Um visão da tarde

Tocando rápido e vigoroso, com muita vontade de deixar ecoar todos os sons do mundo ele se perdia pelo dia adentro, fazia música como quem respira ou toma uma garrafa de vinho, de forma natural. Seu instrumento é percurssivo, ritmado nas batidas de seu coração. Que não bate muito bem por sinal graças a um defeito congênito.

Garoto, dizia o médico naquela tarde, você não pode continuar nesse ritmo que vem levando a vida, vai acabar se destruindo, vai morrer por causa de uma ataque cardíaco.
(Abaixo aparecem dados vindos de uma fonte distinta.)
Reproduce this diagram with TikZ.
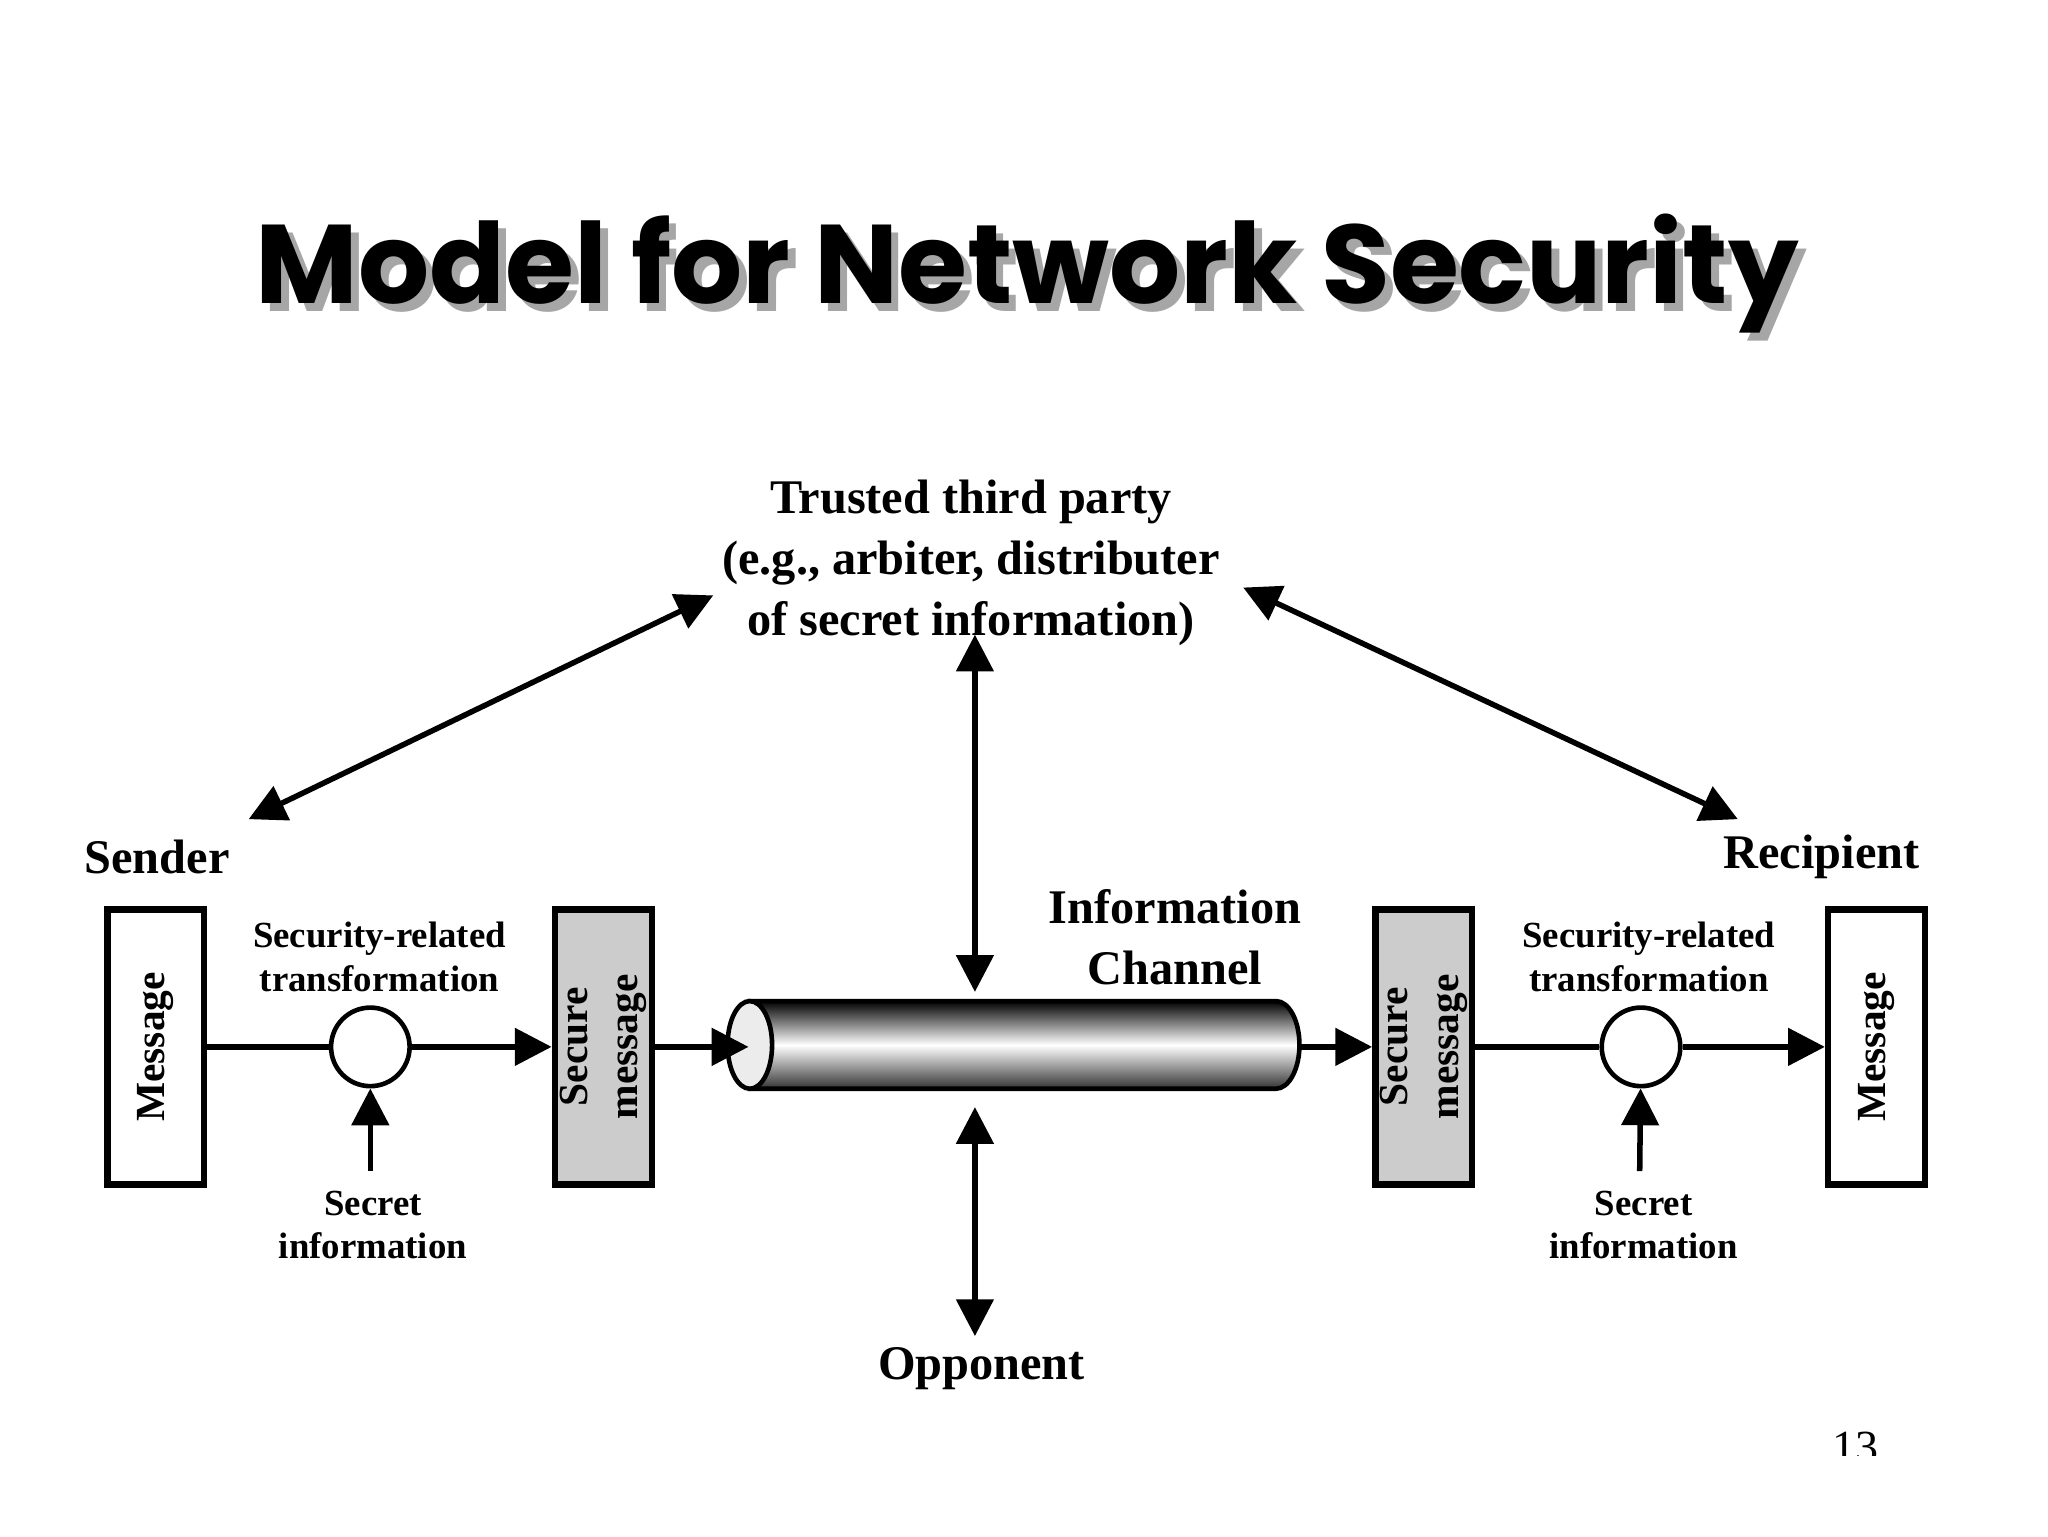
\documentclass[tikz,border=0pt]{standalone}
\usepackage{fontspec}
\setmainfont{Liberation Serif}
\newfontfamily\titlefont{Poppins}
\usetikzlibrary{arrows.meta,shapes.geometric}
\begin{document}
\begin{tikzpicture}[x=0.01cm,y=-0.01cm,
  lbl/.style={font=\bfseries\fontsize{10.5}{12}\selectfont,align=center,inner sep=0pt},
  big/.style={font=\bfseries\fontsize{10.5}{13.2}\selectfont,align=center,inner sep=0pt},
  small/.style={font=\bfseries\fontsize{8}{9.5}\selectfont,align=center,inner sep=0pt},
  box/.style={draw,line width=1.4pt,minimum width=0.74cm,minimum height=2.1cm,inner sep=0pt},
  trans/.style={draw,circle,line width=1pt,minimum size=0.6cm,inner sep=0pt,fill=white},
  arr/.style={line width=1.2pt,-{Triangle[length=8pt,width=8pt]}},
  darr/.style={line width=1.2pt,{Triangle[length=8pt,width=8pt]}-{Triangle[length=8pt,width=8pt]}}]
\useasboundingbox (0,0) rectangle (1565,1174);
\fill[white] (0,0) rectangle (1565,1174);
% title
\node[font=\titlefont\bfseries\fontsize{24.3}{28}\selectfont,text=gray!70] at (791,215) {Model for Network Security};
\node[font=\titlefont\bfseries\fontsize{24.3}{28}\selectfont] (title) at (785,209) {Model for Network Security};
% third party
\node[big] (ttp) at (742,430) {Trusted third party\\(e.g., arbiter, distributer\\of secret information)};
\node[lbl] (sender) at (120,655) {Sender};
\node[lbl] (recip) at (1392,655) {Recipient};
% left side
\node[box] (m1) at (119,800) {\rotatebox{90}{\small\bfseries Message}};
\node[box,fill=gray!40] (s1) at (461,800) {\rotatebox{90}{\parbox{1.5cm}{\centering\small\bfseries Secure\\message}}};
\node[trans] (t1) at (283,800) {};
\node[small] at (290,731) {Security-related\\transformation};
\node[small] (k1) at (285,936) {Secret\\information};
\coordinate (k1a) at (283,895);
% right side
\node[box,fill=gray!40] (s2) at (1088,800) {\rotatebox{90}{\parbox{1.5cm}{\centering\small\bfseries Secure\\message}}};
\node[trans] (t2) at (1254,800) {};
\node[box] (m2) at (1434,800) {\rotatebox{90}{\small\bfseries Message}};
\node[small] at (1260,731) {Security-related\\transformation};
\node[small] (k2) at (1256,936) {Secret\\information};
\coordinate (k2a) at (1253,895);
% channel
\shade[top color=black,bottom color=black!80,middle color=white,draw,line width=1pt]
  (573,765) -- (975,765) arc[start angle=-90,end angle=90,x radius=18,y radius=33.5] -- (573,832) -- cycle;
\draw[line width=1pt,fill=gray!15] (573,798.5) ellipse[x radius=17,y radius=33.5];
\coordinate (chl) at (572,800);
\coordinate (chr) at (993,800);
\node[big] at (898,716) {Information\\Channel};
\node[big] (opp) at (750,1046) {Opponent};
\coordinate (ct) at (745,485);
\coordinate (cb) at (745,758);
\coordinate (ot) at (745,846);
\coordinate (ob) at (745,1021);
% connectors
\draw[line width=1.2pt] (m1) -- (t1);
\draw[arr] (t1) -- (s1);
\draw[arr] (s1) -- (chl);
\draw[arr] (chr) -- (s2);
\draw[line width=1.2pt] (s2) -- (t2);
\draw[arr] (t2) -- (m2);
\draw[arr] (k1a) -- (t1);
\draw[arr] (k2a) -- (t2);
\draw[darr] (ct) -- (cb);
\draw[darr] (ot) -- (ob);
\coordinate (d1a) at (545,455); \coordinate (d1b) at (190,626);
\coordinate (d2a) at (950,449); \coordinate (d2b) at (1328,626);
\draw[darr] (d1a) -- (d1b);
\draw[darr] (d2a) -- (d2b);
% page number (cut)
\begin{scope}
\clip (1380,1080) rectangle (1460,1112);
\node[font=\fontsize{10}{12}\selectfont] at (1418,1106) {13};
\end{scope}
\end{tikzpicture}
\end{document}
Mas ele nunca deu atenção pra esses avisos, fazer som com sua banda sempre foi mais importante que uma doençazinha de nada. O que é um ataque cardíaco perto de um mosh ou de uma roda de polgo? Nada, simplesmente nada. Viver é mais importante que tudo.
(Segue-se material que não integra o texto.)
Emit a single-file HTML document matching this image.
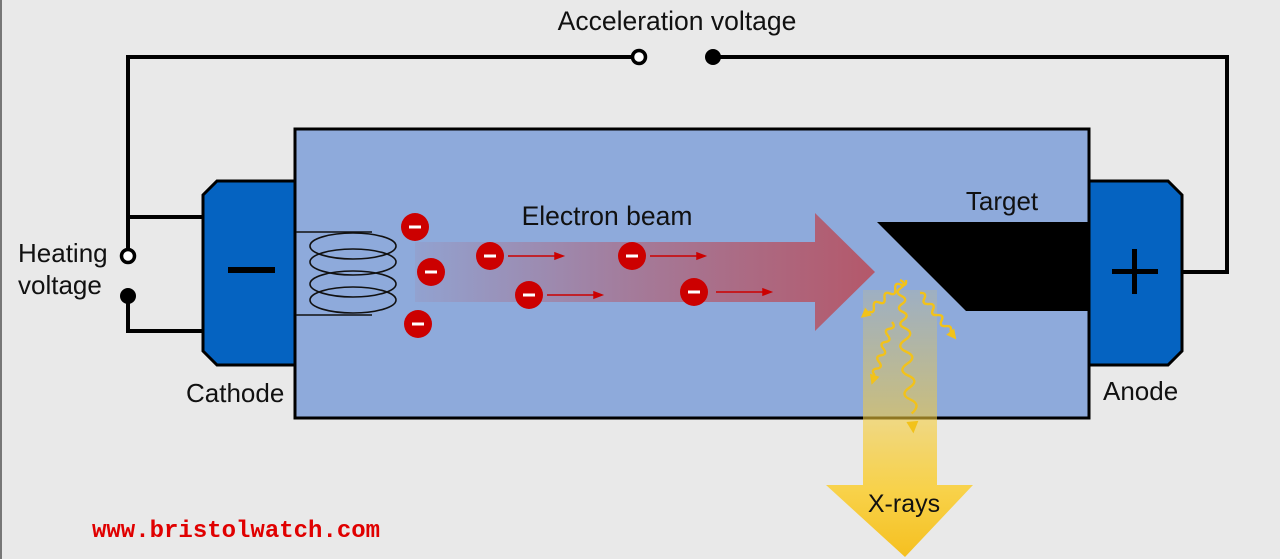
<!DOCTYPE html>
<html><head><meta charset="utf-8"><style>
html,body{margin:0;padding:0;background:#e9e9e9;}
svg{display:block;font-family:"Liberation Sans",Arial,sans-serif;}
</style></head><body>
<svg width="1280" height="559" viewBox="0 0 1280 559">
<defs>
<linearGradient id="beam" x1="415" y1="0" x2="875" y2="0" gradientUnits="userSpaceOnUse">
<stop offset="0" stop-color="#b4586a" stop-opacity="0.1"/>
<stop offset="0.5" stop-color="#b4586a" stop-opacity="0.6"/>
<stop offset="1" stop-color="#b4586a" stop-opacity="1"/>
</linearGradient>
<linearGradient id="xr" x1="0" y1="290" x2="0" y2="557" gradientUnits="userSpaceOnUse">
<stop offset="0" stop-color="#f5cc3a" stop-opacity="0.15"/>
<stop offset="0.5" stop-color="#f5cc3a" stop-opacity="0.6"/>
<stop offset="0.75" stop-color="#f8d24a" stop-opacity="1"/>
<stop offset="1" stop-color="#f5c020" stop-opacity="1"/>
</linearGradient>
</defs>
<rect width="1280" height="559" fill="#e9e9e9"/>
<rect x="0" y="0" width="2" height="559" fill="#777"/>
<g fill="none" stroke="#000" stroke-width="4">
<polyline points="128,296 128,331 203,331"/>
<polyline points="203,217 128,217 128,57 633,57"/>
<polyline points="718,57 1227,57 1227,272 1182,272"/>
<line x1="128" y1="217" x2="128" y2="250"/>
</g>
<circle cx="639" cy="57" r="6.5" fill="#fff" stroke="#000" stroke-width="3.5"/>
<circle cx="713" cy="57" r="8" fill="#000"/>
<circle cx="128" cy="256" r="6.5" fill="#fff" stroke="#000" stroke-width="3.5"/>
<circle cx="128" cy="296" r="8" fill="#000"/>
<text x="677" y="30" font-size="26.5" text-anchor="middle" fill="#111">Acceleration voltage</text>
<text x="18" y="262" font-size="26" fill="#111">Heating</text>
<text x="18" y="294" font-size="26" fill="#111">voltage</text>
<rect x="295" y="129" width="794" height="289" fill="#8eaadb" stroke="#000" stroke-width="3"/>
<polygon points="217,181 295,181 295,365 217,365 203,351 203,195" fill="#0563c1" stroke="#000" stroke-width="3"/>
<rect x="228" y="267" width="47" height="6" fill="#000"/>
<polygon points="1089,181 1168,181 1182,195 1182,351 1168,365 1089,365" fill="#0563c1" stroke="#000" stroke-width="3"/>
<rect x="1112" y="269" width="46" height="5" fill="#000"/>
<rect x="1132" y="249" width="5" height="45" fill="#000"/>
<text x="186" y="402" font-size="26" fill="#111">Cathode</text>
<text x="1103" y="400" font-size="26" fill="#111">Anode</text>
<g fill="none" stroke="#111" stroke-width="1.6">
<line x1="296" y1="232" x2="372" y2="232"/>
<line x1="296" y1="315" x2="372" y2="315"/>
<ellipse cx="353" cy="246" rx="43" ry="13"/>
<ellipse cx="353" cy="262" rx="43" ry="13"/>
<ellipse cx="353" cy="284" rx="43" ry="13"/>
<ellipse cx="353" cy="300" rx="43" ry="13"/>
</g>
<polygon points="415,242 815,242 815,213 875,272 815,331 815,302 415,302" fill="url(#beam)"/>
<text x="607" y="225" font-size="26.5" text-anchor="middle" fill="#111">Electron beam</text>
<polygon points="877,222 1089,222 1089,311 966,311" fill="#000"/>
<text x="1002" y="210" font-size="26" text-anchor="middle" fill="#111">Target</text>
<g fill="#cc0000">
<circle cx="415" cy="227" r="14"/><circle cx="431" cy="272" r="14"/><circle cx="418" cy="324" r="14"/>
<circle cx="490" cy="256" r="14"/><circle cx="529" cy="295" r="14"/><circle cx="632" cy="256" r="14"/><circle cx="694" cy="292" r="14"/>
</g>
<g stroke="#fff" stroke-width="3">
<line x1="409" y1="227" x2="421" y2="227"/><line x1="425" y1="272" x2="437" y2="272"/><line x1="412" y1="324" x2="424" y2="324"/>
<line x1="484" y1="256" x2="496" y2="256"/><line x1="523" y1="295" x2="535" y2="295"/><line x1="626" y1="256" x2="638" y2="256"/><line x1="688" y1="292" x2="700" y2="292"/>
</g>
<g stroke="#c00" stroke-width="1.5" fill="#c00">
<line x1="508" y1="256" x2="558" y2="256"/><polygon points="563,256 555,253 555,259"/>
<line x1="547" y1="295" x2="597" y2="295"/><polygon points="602,295 594,292 594,298"/>
<line x1="650" y1="256" x2="700" y2="256"/><polygon points="705,256 697,253 697,259"/>
<line x1="716" y1="292" x2="766" y2="292"/><polygon points="771,292 763,289 763,295"/>
</g>
<polygon points="863,290 937,290 937,485 973,485 905,557 826,485 863,485" fill="url(#xr)"/>
<text x="904" y="512" font-size="25" text-anchor="middle" fill="#111">X-rays</text>
<g fill="none" stroke="#f2c21a" stroke-width="2.4">
<!-- main -->
<g transform="translate(900,280) rotate(-5)">
<path d="M0,0 q7,4 0,8 t0,8 t0,8 t0,8 t0,8 t0,8 q11,6 0,12 t0,12 t0,12 t0,12 t0,12 t0,12 t0,14"/>
<polygon points="-6,142 6,142 0,154" fill="#f2c21a" stroke="none"/>
</g>
<!-- up-left -->
<g transform="translate(906,280) rotate(50)">
<path d="M0,0 q6,4 0,7 t0,7 t0,7 t0,7 t0,7 t0,7 t0,7"/>
<polygon points="-5,49 5,49 0,59" fill="#f2c21a" stroke="none"/>
</g>
<!-- lower left -->
<g transform="translate(892,322) rotate(18)">
<path d="M0,0 q6,4 0,7 t0,7 t0,7 t0,7 t0,7 t0,7 t0,7 t0,7"/>
<polygon points="-5,56 5,56 0,66" fill="#f2c21a" stroke="none"/>
</g>
<!-- right -->
<g transform="translate(920,293) rotate(-38)">
<path d="M0,0 q6,4 0,7 t0,7 t0,7 t0,7 t0,7 t0,7 t0,7"/>
<polygon points="-5,49 5,49 0,59" fill="#f2c21a" stroke="none"/>
</g>
</g>
<text x="92" y="537" font-size="24" font-weight="bold" fill="#e00000" font-family="Liberation Mono,monospace">www.bristolwatch.com</text>
</svg>
</body></html>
Meu filho para de fazer barulho que eu e seu pai queremos assistir o Jornal Nacional! dizia aquela que colocou ele no mundo. Quer dizer, tinha adotado ele, mas o nosso músico não sabia disso, nem nunca saberia. Com certeza.

A virada mais bela e bem executada que alguém poderia fazer foi realizada naquele instante, naquele brilho eterno de um corpo sem saúde.

Quatro da tarde. Motivo do óbito: Ataque cardíaco fulminante. Estado do paciente: muito esquisito, segura fortemente duas baquetas e mantém no rosto uma expressão estranha de felicidade.